[Physics] What happens if a super fast rotating ball accelerates near speed of light

observersspecial-relativityspeed-of-light

Assume we have a ball with diameter 1 meter and mass 1 kg rotating at 99,5% speed of light (Suppose I'm an observer placed above the ball, I see under me a disk wich external speed is 99,5% the speed of light)

Then we accelerate such ball to 99.5% of speed of light, to make clear from wich position we look at the ball when it's moving so fast I did a picture (there's a black ring around the ball, as you se the rotational axis is vertical to our observer)

enter image description here

I'm interested in a full explanation of what we observe (measured rotation speed, color etc.) and why that happens, as far as I know we should not measure something moving faster than light but I'm not sure how relativity constraints would alter the "measured state" of the ball as long as we accelerate it.

What we see change while the ball accelerates?

EDIT:

A precisation, I assume the ball is spherical when I start rotating it before even moving, this is because commenters made me to note that shape may change.

Best Answer

From an SR point of view, I suspect that two things will happen. If the ball is moving across the observer's field of view, rather than directly towards or away, it will appear to be a prolate ellipsoid of revolution due to apparent length contraction. Additionally, the rotation will appear to gain a phase shift caused by differential time of flight of light emitted from different parts of the surface.

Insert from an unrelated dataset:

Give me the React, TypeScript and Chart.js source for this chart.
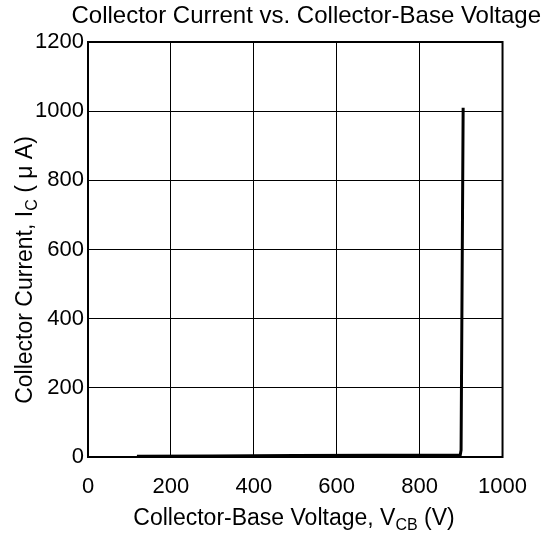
import React, { useEffect, useRef } from "react";
import { Chart, registerables } from "chart.js";

Chart.register(...registerables);

// Data
const voltageV = [118, 300, 500, 700, 898, 900, 905];
const currentUA = [2, 3, 4, 5, 6, 20, 1010];
const xMin = 0;
const xMax = 1000;
const xStep = 200;
const yMin = 0;
const yMax = 1200;
const yStep = 200;
const chartTitle = "Collector Current vs. Collector-Base Voltage";
const xTitleParts = [
  { text: "Collector-Base Voltage, V", sub: false },
  { text: "CB", sub: true },
  { text: " (V)", sub: false },
];
const yTitleParts = [
  { text: "Collector Current, I", sub: false },
  { text: "C", sub: true },
  { text: " ( \u03bc A)", sub: false },
];

const FONT = "'Liberation Sans', Arial, sans-serif";

type Part = { text: string; sub: boolean };

function drawRich(ctx: CanvasRenderingContext2D, parts: Part[], cx: number, cy: number, size: number) {
  const subSize = Math.round(size * 0.68);
  let total = 0;
  const widths = parts.map((p) => {
    ctx.font = `${p.sub ? subSize : size}px ${FONT}`;
    const w = ctx.measureText(p.text).width;
    total += w;
    return w;
  });
  let x = cx - total / 2;
  ctx.textAlign = "left";
  ctx.textBaseline = "middle";
  parts.forEach((p, i) => {
    ctx.font = `${p.sub ? subSize : size}px ${FONT}`;
    ctx.fillText(p.text, x, p.sub ? cy + size * 0.28 : cy);
    x += widths[i];
  });
}

const textPlugin = {
  id: "customText",
  afterDraw(chart: any) {
    const ctx: CanvasRenderingContext2D = chart.ctx;
    ctx.save();
    const a = chart.chartArea;
    // frame
    ctx.strokeStyle = "#000";
    ctx.lineWidth = 2;
    ctx.strokeRect(a.left, a.top, a.right - a.left, a.bottom - a.top);
    ctx.fillStyle = "#000";
    // chart title (right-aligned near the page edge)
    ctx.font = `24px ${FONT}`;
    ctx.textAlign = "right";
    ctx.textBaseline = "middle";
    ctx.fillText(chartTitle, 541, 16);
    // x title
    drawRich(ctx, xTitleParts, 294, 519, 23);
    // y title
    ctx.save();
    ctx.translate(26, 270);
    ctx.rotate(-Math.PI / 2);
    drawRich(ctx, yTitleParts, 0, 0, 23);
    ctx.restore();
    ctx.restore();
  },
};

export default function App() {
  const ref = useRef<HTMLCanvasElement | null>(null);
  useEffect(() => {
    const canvas = ref.current;
    if (!canvas) return;
    const chart = new Chart(canvas, {
      type: "line",
      data: {
        datasets: [
          {
            data: voltageV.map((v, i) => ({ x: v, y: currentUA[i] })),
            borderColor: "#000",
            borderWidth: 3,
            pointRadius: 0,
            tension: 0,
            fill: false,
          },
        ],
      },
      options: {
        responsive: false,
        animation: false,
        layout: { padding: { top: 42, right: 40, left: 0, bottom: 0 } },
        plugins: {
          legend: { display: false },
          tooltip: { enabled: false },
          title: { display: false },
        },
        scales: {
          x: {
            type: "linear",
            min: xMin,
            max: xMax,
            ticks: {
              stepSize: xStep,
              color: "#000",
              font: { family: FONT, size: 22 },
              padding: 17,
              maxRotation: 0,
              callback: (v: any) => String(v),
            },
            grid: { color: "#000", lineWidth: 1, drawTicks: false },
            border: { display: true, color: "#000", width: 2 },
            afterFit: (s: any) => {
              s.height = 84;
            },
          },
          y: {
            type: "linear",
            min: yMin,
            max: yMax,
            ticks: {
              stepSize: yStep,
              color: "#000",
              font: { family: FONT, size: 22 },
              padding: 4,
              callback: (v: any) => String(v),
            },
            grid: { color: "#000", lineWidth: 1, drawTicks: false },
            border: { display: true, color: "#000", width: 2 },
            afterFit: (s: any) => {
              s.width = 88;
            },
          },
        },
      },
      plugins: [textPlugin],
    });
    return () => chart.destroy();
  }, []);
  return (
    <div style={{ position: "fixed", left: 0, top: 0, width: 544, height: 541, background: "#fff" }}>
      <canvas ref={ref} width={544} height={541} style={{ width: 544, height: 541 }} />
    </div>
  );
}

Rather more interesting are the GR implications, which I'm not qualified to specify. But I will point out that, at some scale the equator of the sphere will begin to look rather like a Tipler cylinder, aka a time machine. That assumes, of course, that Tipler is right and Hawking is wrong, and I'm generally reluctant to bet against Hawking. Since a "practical" Tipler cylinder only required neutronium and a tangential velocity of something like 0.5c, a sphere made of unobtanium ought to be serviceable.